Aha. So now we're on to the real point - or at least the real point that Smith wants to make. "I think everything's political," she says. "I don't think it does writers any good to be 'political', but we can't help but be political, because we are human beings and we live in history... Where there's dialogue, things can progress. We're living in a time," she adds, "which is about monologue. I know that people will see this as a surface book, but I see it as a war book, because it's about that year where things were so surface."

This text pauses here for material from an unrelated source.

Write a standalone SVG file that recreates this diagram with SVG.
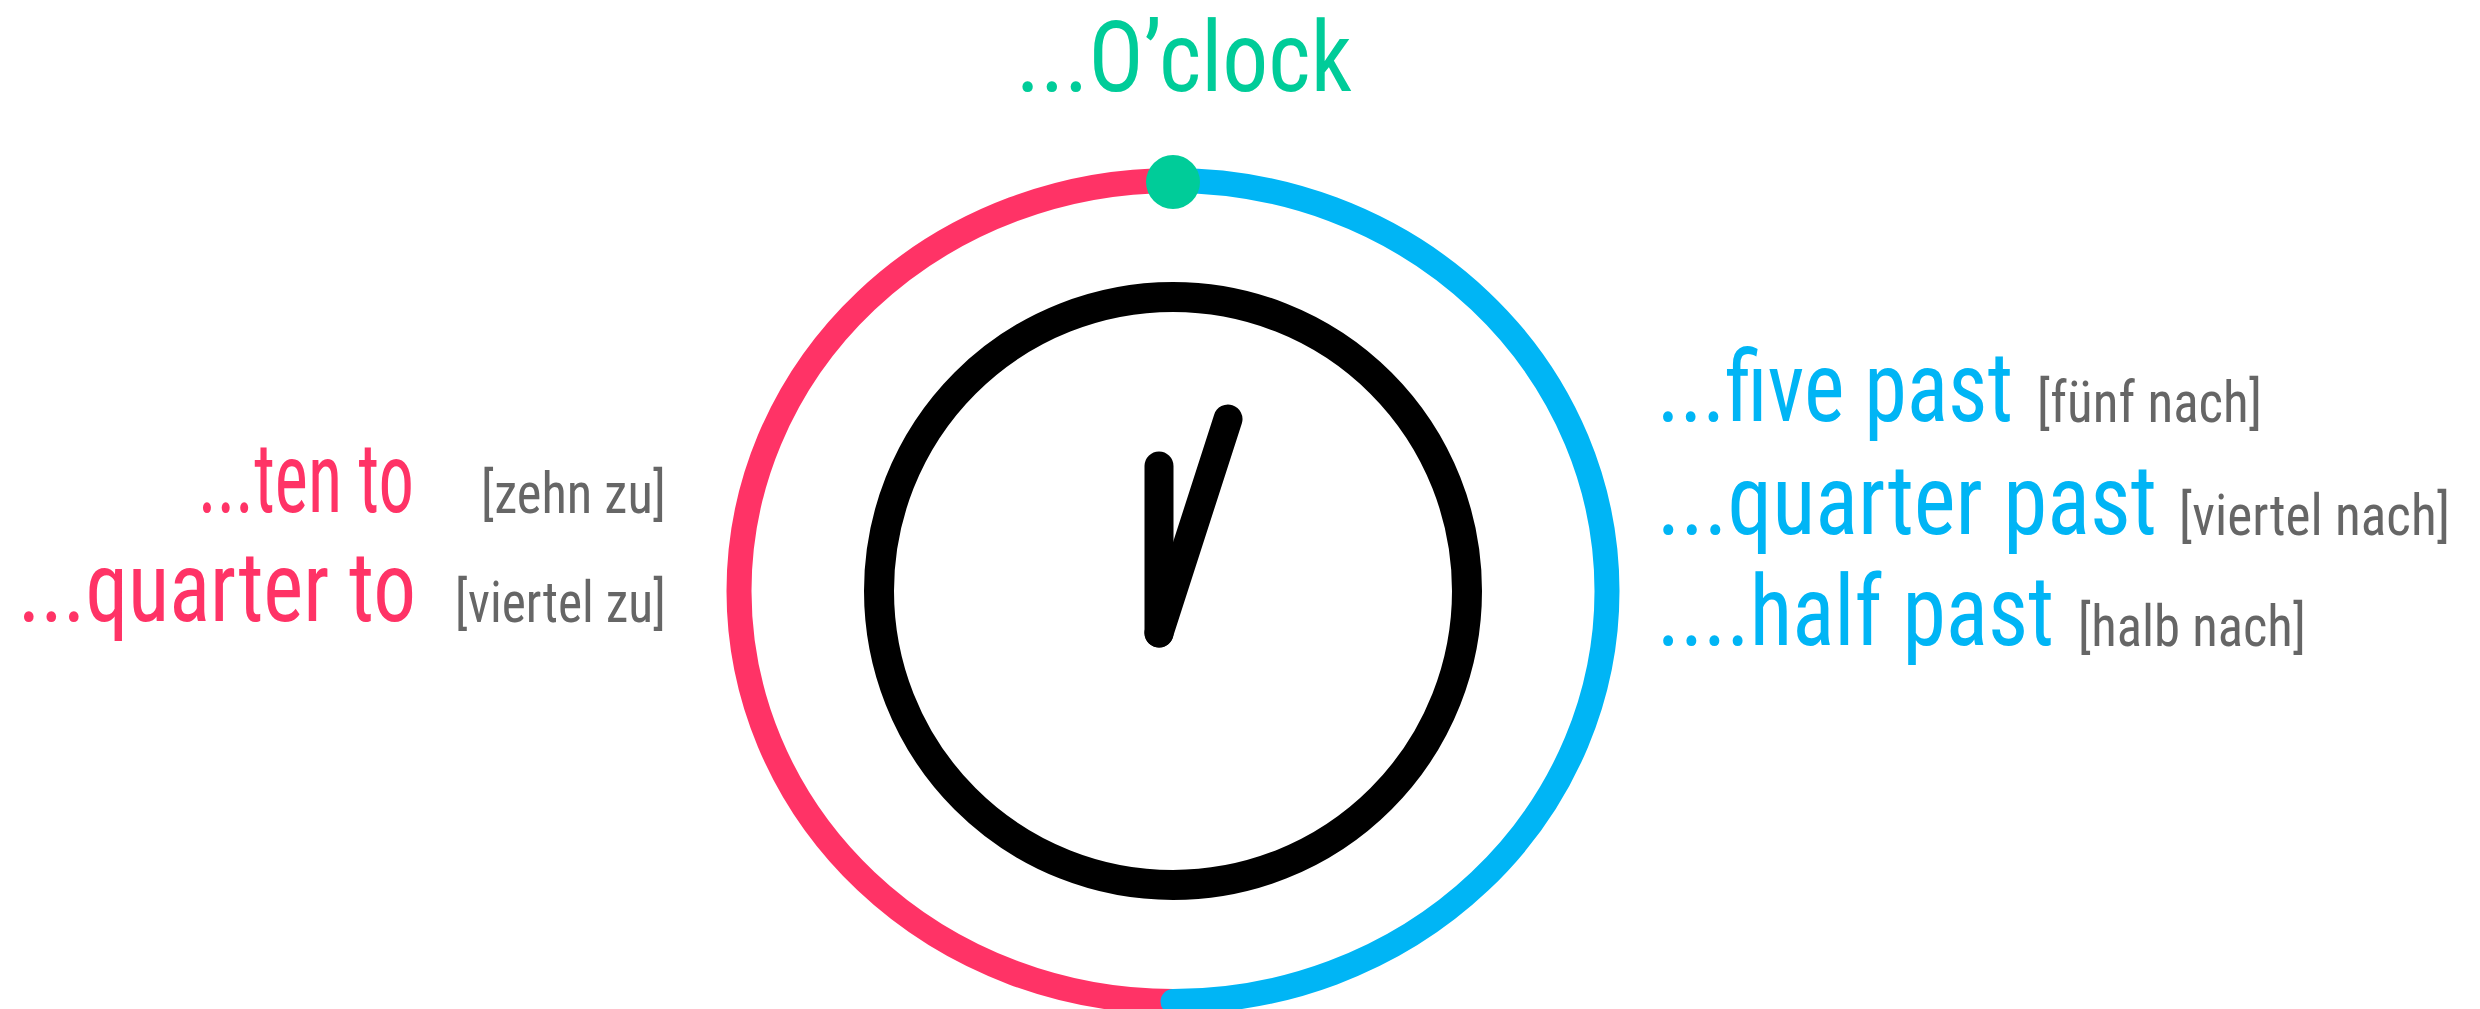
<svg xmlns="http://www.w3.org/2000/svg" width="2480" height="1009" viewBox="0 0 2480 1009">
<style>
.main{font-family:"Roboto Condensed",Roboto,"Liberation Sans",sans-serif;font-size:98px}
.de{font-family:"Roboto Condensed",Roboto,"Liberation Sans",sans-serif;font-size:58px;fill:#666666}
.red{fill:#FF3366}
.blue{fill:#00B5F5}
.green{fill:#00CC99}
</style>
<rect width="2480" height="1009" fill="#ffffff"/>
<g id="connectors">
<path d="M1173 180.5 A434 410.5 0 0 0 1173 1001.5" fill="none" stroke="#FF3366" stroke-width="25"/>
<path d="M1173 180.5 A434 410.5 0 0 1 1173 1001.5" fill="none" stroke="#00B5F5" stroke-width="25" stroke-linecap="round"/>
</g>
<g id="clock">
<circle cx="1173" cy="591" r="294" fill="none" stroke="#000000" stroke-width="30"/>
<line x1="1159" y1="466" x2="1159" y2="633" stroke="#000000" stroke-width="29" stroke-linecap="round"/>
<line x1="1228" y1="419" x2="1159" y2="633" stroke="#000000" stroke-width="29" stroke-linecap="round"/>
</g>
<g id="oclock-dot"><circle cx="1173" cy="182" r="27" fill="#00CC99"/></g>
<g id="oclock-label"><text class="main green" x="1016" y="91" font-size="99" textLength="336" lengthAdjust="spacingAndGlyphs">...O’clock</text></g>
<g id="ten-to">
<text y="512"><tspan class="main red" x="198" textLength="216" lengthAdjust="spacingAndGlyphs">...ten to</tspan><tspan class="de" x="481" dy="1" textLength="185" lengthAdjust="spacingAndGlyphs">[zehn zu]</tspan></text>
</g>
<g id="quarter-to">
<text y="621"><tspan class="main red" x="18" textLength="398" lengthAdjust="spacingAndGlyphs">...quarter to</tspan><tspan class="de" x="455" dy="1" textLength="211" lengthAdjust="spacingAndGlyphs">[viertel zu]</tspan></text>
</g>
<g id="five-past">
<text y="421"><tspan class="main blue" x="1657" textLength="356" lengthAdjust="spacingAndGlyphs">...five past</tspan><tspan class="de" x="2037" dy="1" textLength="225" lengthAdjust="spacingAndGlyphs">[fünf nach]</tspan></text>
</g>
<g id="quarter-past">
<text y="534"><tspan class="main blue" x="1657" textLength="500" lengthAdjust="spacingAndGlyphs">...quarter past</tspan><tspan class="de" x="2179" dy="1" textLength="271" lengthAdjust="spacingAndGlyphs">[viertel nach]</tspan></text>
</g>
<g id="half-past">
<text y="645"><tspan class="main blue" x="1657" textLength="397" lengthAdjust="spacingAndGlyphs">....half past</tspan><tspan class="de" x="2078" dy="1" textLength="228" lengthAdjust="spacingAndGlyphs">[halb nach]</tspan></text>
</g>
</svg>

A surface book? From a writer who believes that "public exposure does writers no good"? A writer who says that "books and money don't mix"? And that fashions in fiction are "fickle and brief"? Somehow, I don't think so. Ali Smith believes in the power of books and she believes in making things better. "I was at a design exhibition at the Barbican a couple of months ago," she confesses, "and someone had written on the wall, 'what's the point of making things if it doesn't make things better?' and I thought that was right. Why," she asks, with an impish smile, "would you make things worse?"

Biography

Ali Smith was born in Inverness in 1962. She worked for some years as an academic before becoming a full-time writer. Her first collection of short stories, Free Love, won the Satire Society Scottish First Book of the Year Award as well as a Scottish Arts Council Award. Her first novel, Like, was published in 1997. It was followed by a second set of short stories, Other Stories and Other Stories and a novel, Hotel World (2001), which won the Encore Award, a Scottish Arts Council Book Award and the inaugural Scottish Arts Council Book of the Year Award. It was also shortlisted for both the Orange and the Booker prizes. Her other books are The Whole Story and Other Stories and now The Accidental (Hamish Hamilton). Ali Smith lives in Cambridge with her partner, Sarah, a film-maker.